Jena 6 Teen Off House Arrest, Headed To NY
The youngest "Jena Six" defendant has been released from house arrest in the central Louisiana town to live with an attorney in New York and spend the rest of the summer getting ready for his junior year in high school.
Jesse Ray Beard, 17, was scheduled to leave Louisiana on Thursday evening, attorney David Utter said.
"It's just an effort to get him set up to go to school. All the schools we're looking at require that he pass English 2 to get into 11th grade and play athletics. We've got to get this done. It wasn't happening in Jena," Utter said Thursday.
He told state District Judge Tom Yeager on Wednesday that Beard also will be an intern in the law firm where his host, attorney Alan Howard, works, and will train for football and participate in a local high school's football camp.
Beard is one of six black Jena High School students accused of beating a white classmate in December 2006. All six originally were charged with attempted murder in a case that drew one of the biggest civil rights demonstrations in years to the central Louisiana town in September 2007. The charges were reduced to aggravated second-degree battery.
Only one defendant, Mychal Bell, has been tried. He originally was convicted on an adult charge of aggravated second-degree battery, but an appeal court overturned the verdict and ordered him tried as a juvenile. He pleaded guilty to a juvenile charge of second-degree battery and is living with a foster family in Monroe.
Utter said Beard has been under house arrest for 16 months for previous juvenile adjudications and for alleged probation violations. He has been allowed to leave his home only for church on Sunday.

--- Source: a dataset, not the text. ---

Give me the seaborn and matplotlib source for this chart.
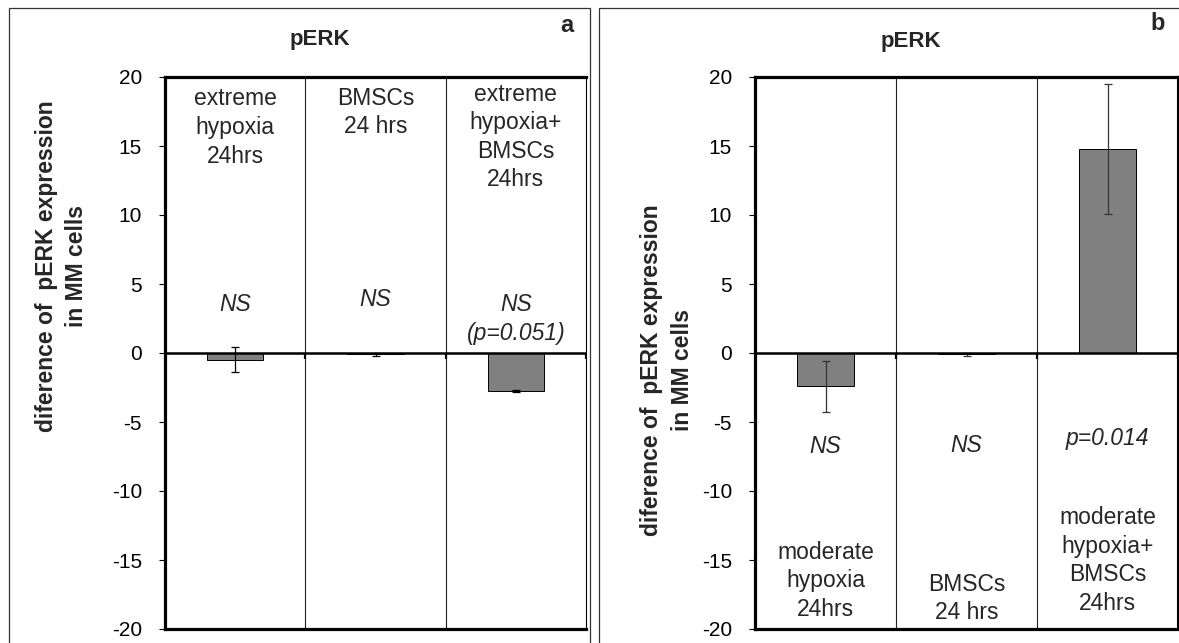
import matplotlib
matplotlib.use("Agg")
import matplotlib.pyplot as plt
import seaborn as sns
import pandas as pd
from matplotlib.patches import Rectangle

# ---------------- data ----------------
cats_a = ["extreme\nhypoxia\n24hrs", "BMSCs\n24 hrs", "extreme\nhypoxia+\nBMSCs\n24hrs"]
vals_a = [-0.5, -0.1, -2.75]
errs_a = [0.9, 0.12, 0.08]
sig_a = ["NS", "NS", "NS\n(p=0.051)"]

cats_b = ["moderate\nhypoxia\n24hrs", "BMSCs\n24 hrs", "moderate\nhypoxia+\nBMSCs\n24hrs"]
vals_b = [-2.4, -0.1, 14.8]
errs_b = [1.85, 0.12, 4.7]
sig_b = ["NS", "NS", "p=0.014"]

yticks = [-20, -15, -10, -5, 0, 5, 10, 15, 20]
ylabel = "diference of  pERK expression\nin MM cells"
title = "pERK"

# label placements (data y) -- layout only
cat_y_a = [19.25, 19.3, 19.6]
sig_y_a = [3.5, 3.85, 0.6]
cat_y_b = [-16.5, -17.8, -15.05]
sig_y_b = [-6.8, -6.7, -6.2]

sns.set_style("white")
plt.rcParams["font.family"] = ["Liberation Sans", "DejaVu Sans"]

W, H = 1179, 643
fig = plt.figure(figsize=(W / 100, H / 100), dpi=100)

# outer panel frames
for x0, x1 in [(9, 590), (599, 1185)]:
    fig.patches.append(Rectangle((x0 / W, -0.1), (x1 - x0) / W, 1 - 8 / H + 0.1,
                                 transform=fig.transFigure, fill=False,
                                 edgecolor="#333333", linewidth=0.9))

ax_a = fig.add_axes([165 / W, 14 / H, 421 / W, 552 / H])
ax_b = fig.add_axes([755 / W, 14 / H, 423 / W, 552 / H])

FS = 16.5


def draw(ax, cats, vals, errs, sigs, cat_y, sig_y, err_color, right_lw, ylab_xy):
    df = pd.DataFrame({"cat": cats, "val": vals})
    sns.barplot(data=df, x="cat", y="val", ax=ax, color="#808080", width=0.4,
                errorbar=None, saturation=1, edgecolor="black", linewidth=0.7,
                zorder=3)
    xs = [p.get_x() + p.get_width() / 2 for p in ax.patches]
    ax.errorbar(xs, vals, yerr=errs, fmt="none", ecolor=err_color, elinewidth=0.9,
                capsize=3, capthick=0.9, zorder=4)
    ax.set_xlim(-0.5, len(cats) - 0.5)
    ax.set_ylim(-20, 20)
    ax.set_yticks(yticks)
    ax.set_yticklabels([str(t) for t in yticks], fontsize=15)
    ax.set_xticks([])
    ax.set_xlabel("")
    ax.axhline(0, color="black", linewidth=1.8, zorder=5)
    for b in [i + 0.5 for i in range(len(cats) - 1)]:
        ax.axvline(b, color="#222222", linewidth=0.8, zorder=1)
    ax.vlines([i + 0.5 for i in range(len(cats))], -0.4, 0, color="black",
              linewidth=1.6, zorder=5)
    for side in ["left", "top", "bottom"]:
        ax.spines[side].set_linewidth(2.3)
        ax.spines[side].set_color("black")
    ax.spines["right"].set_linewidth(right_lw)
    ax.spines["right"].set_color("black")
    ax.tick_params(axis="y", direction="out", length=4.5, width=0.8, pad=12,
                   left=True, colors="black")
    for i, (c, y) in enumerate(zip(cats, cat_y)):
        ax.text(i, y, c, ha="center", va="center" if y < 0 else "top", fontsize=FS,
                linespacing=1.31, zorder=6)
    for i, (s, y) in enumerate(zip(sigs, sig_y)):
        ax.text(i, y, s, ha="center", va="bottom" if "\n" in s else "center",
                fontsize=FS, style="italic", linespacing=1.31, zorder=6)
    ax.set_ylabel(ylabel, fontsize=16.5, fontweight="bold", linespacing=1.4,
                  va="center", ha="center")
    ax.yaxis.set_label_coords(*ylab_xy)


draw(ax_a, cats_a, vals_a, errs_a, sig_a, cat_y_a, sig_y_a, "black", 0.8,
     (-0.245, 0.658))
draw(ax_b, cats_b, vals_b, errs_b, sig_b, cat_y_b, sig_y_b, "#333333", 1.5,
     (-0.208, 0.469))

fig.text(320 / W, 1 - 39 / H, title, ha="center", va="center", fontsize=16,
         fontweight="bold")
fig.text(911 / W, 1 - 41 / H, title, ha="center", va="center", fontsize=16,
         fontweight="bold")
fig.text(567 / W, 1 - 26 / H, "a", ha="center", va="center", fontsize=17,
         fontweight="bold")
fig.text(1158 / W, 1 - 23 / H, "b", ha="center", va="center", fontsize=17,
         fontweight="bold")

fig.savefig("out.png", dpi=100)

Beard was adjudicated last year on charges of simple battery, simple assault and simple criminal damage to property dating as far back as April 2005, when he was 14.
LaSalle Parish Assistant District Attorney Steven Kendrick said the plan amounted to an undeserved vacation.
But Ellen Tuzzolo, senior youth advocate at Juvenile Justice Project Louisiana, testified that Beard is supervising younger relatives while his mother fights cancer, rather than getting the supervision and support he needs.
Jena High Principal Glen Joiner said Beard had received 13 disciplinary actions last school year and was recommended for expulsion, which was later overturned.
Utter said going to New York gives Beard a chance to get the supervision and role models he needs. "He knows with one slip-up, he's going to Jena High next year, or worse - juvenile prison," Utter told the judge.
Yeager said Bell must return to Jena by Aug. 11 so he can start school there on Aug. 14.
Utter said the defense team hopes the judge will let Beard go to school elsewhere. "It is important for him to get a fresh start," he said after the hearing.